Friday, November 15, 2019

Bus driver loses post-Janus union dues case

Schools

By Charmaine Little | Oct 10, 2019

Bus pix

PHILADELPHIA - A bus driver’s lawsuit against Wallingford-Swarthmore School District, its superintendent and human resources director, which stemmed from the revocation of his union membership, has been dismissed.

On Sept. 23, Judge Cynthia M. Rufe of the U.S. District Court for the Eastern District of Pennsylvania granted the defendants' motion to dismiss Michael A. Mayer’s lawsuit. Mayer, who was a member of the International Brotherhood of Teamsters union, filed the lawsuit after the U.S. Supreme Court ruled that unions are not allowed to deduct or collect dues from an employee without their assenting permission. 

After the union told Mayer his membership couldn’t be revoked, he filed the suit stating that the defendants violated the Pennsylvania Public Employees Relations Act (PERA) and the Pennsylvania Public Employee Fair Share Fee Law (PEFSFL).
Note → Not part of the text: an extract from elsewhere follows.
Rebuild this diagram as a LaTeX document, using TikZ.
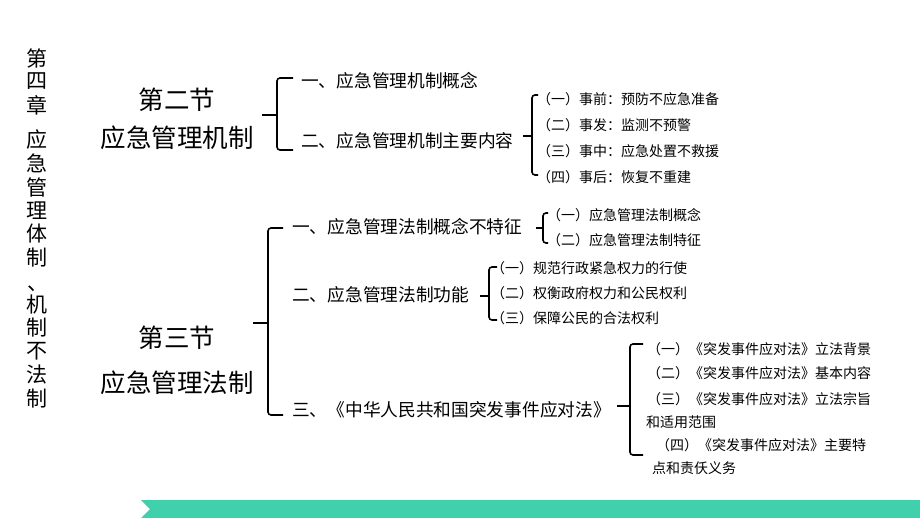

But the union ended up reimbursing Mayer for the amounts paid after he asked to end his membership.

“As plaintiff is not now a member of the union, there is no basis for deduction of dues pursuant to PERA unless he freely rejoins the union, in which case the deductions would be authorized," the court said. 
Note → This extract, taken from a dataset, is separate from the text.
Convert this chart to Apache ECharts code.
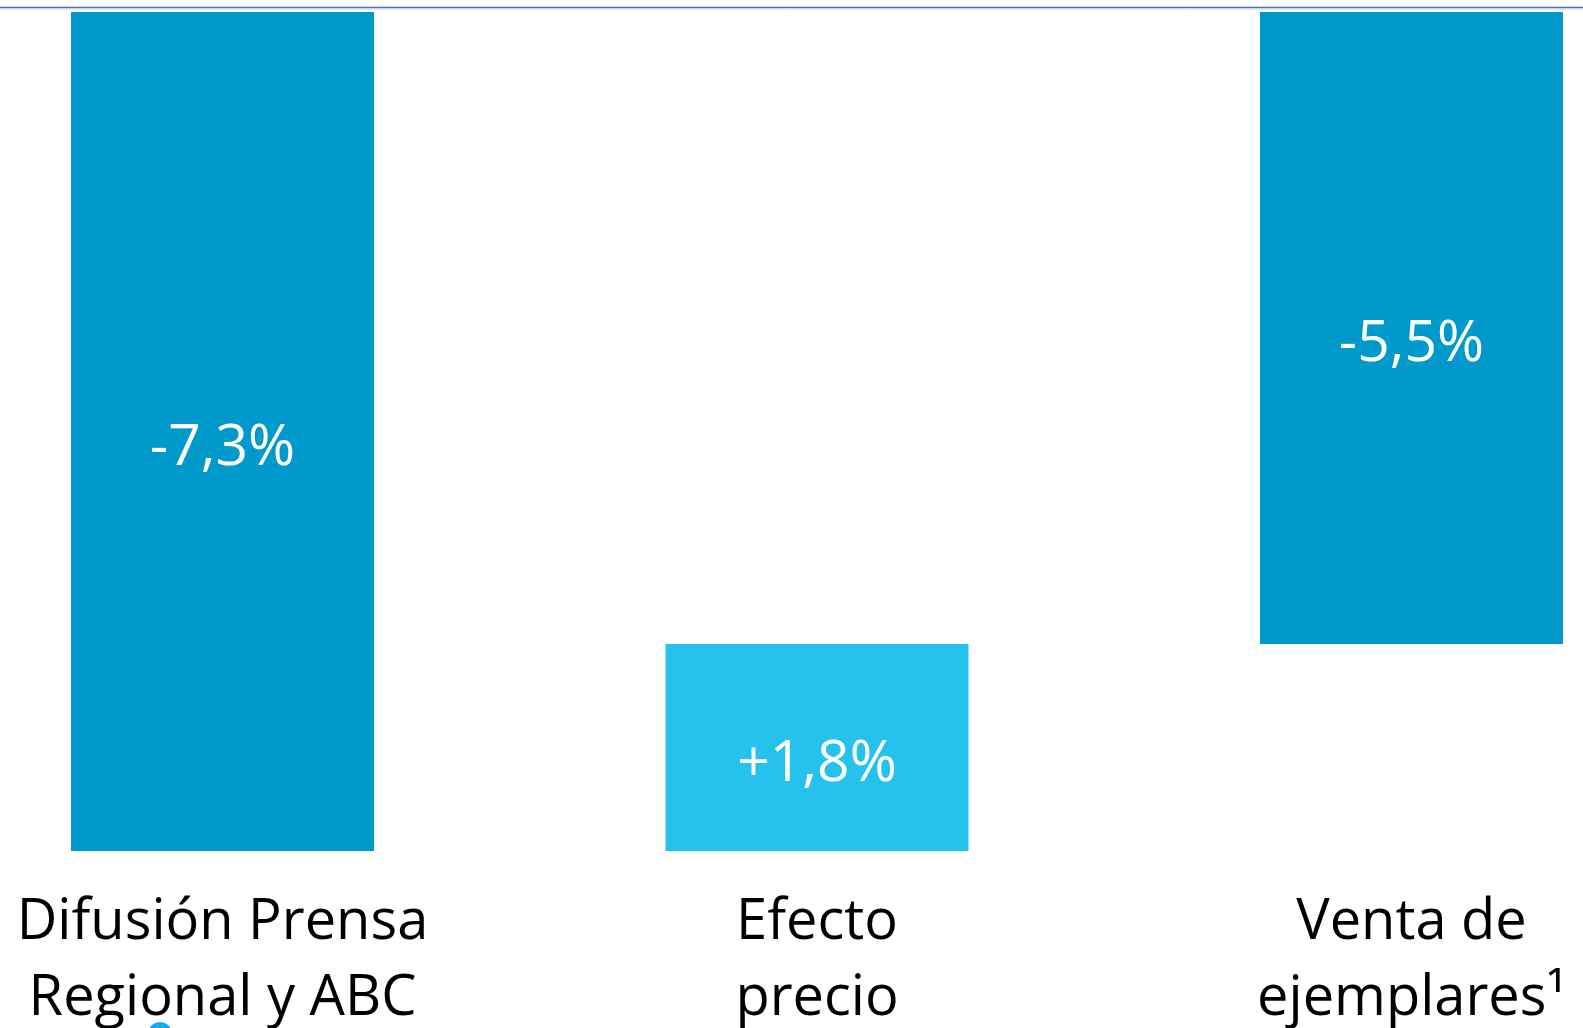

"There is also no reasonable likelihood that the district would collect payments under the PEFSFL in a manner contrary to the Supreme Court’s decision and the collective bargaining agreement itself bars any deductions that are ‘prohibited by applicable law.’”

The court also said that Mayer is not owed attorneys' fees.

Considering Mayer’s position as a bus driver, Pennsylvania law perceived him as a public employee. Because of this, he was a member of the union, a collective bargaining agent for the school district’s bus company. 

Mayer joined the union in 2011. Things changed seven years later when the Supreme Court determined in Janus v. AFSCME that “no form of payment to a union can be deducted or collected from an employee without the employee’s affirmative consent,” according to the lawsuit. 

After the Supreme Court’s decision, Mayer asked the union to put a halt to deducting dues and related fees from his wages on July 20, 2018. But the union told him he couldn’t stop his membership until Dec. 12, 2018, thanks to the terms of his dues authorization card. 

Mayer responded with the lawsuit, stating that the continuous collection of dues violated the PERA, the PEFSFL and the collective bargaining agreement, as well as his rights via the First and Fourteenth amendments. The union subsequently told the district to stop taking the fees from Mayer’s check on Oct. 1, 2018, and paid Mayer back for August and September. 

The school district also issued $1.00 to Mayer on Nov. 29, 2018, as a form of interest on the reimbursed payments.

It was also noted that state Attorney General Josh Shapiro intervened as the lawsuit questions if certain Pennsylvania regulations are constitutional.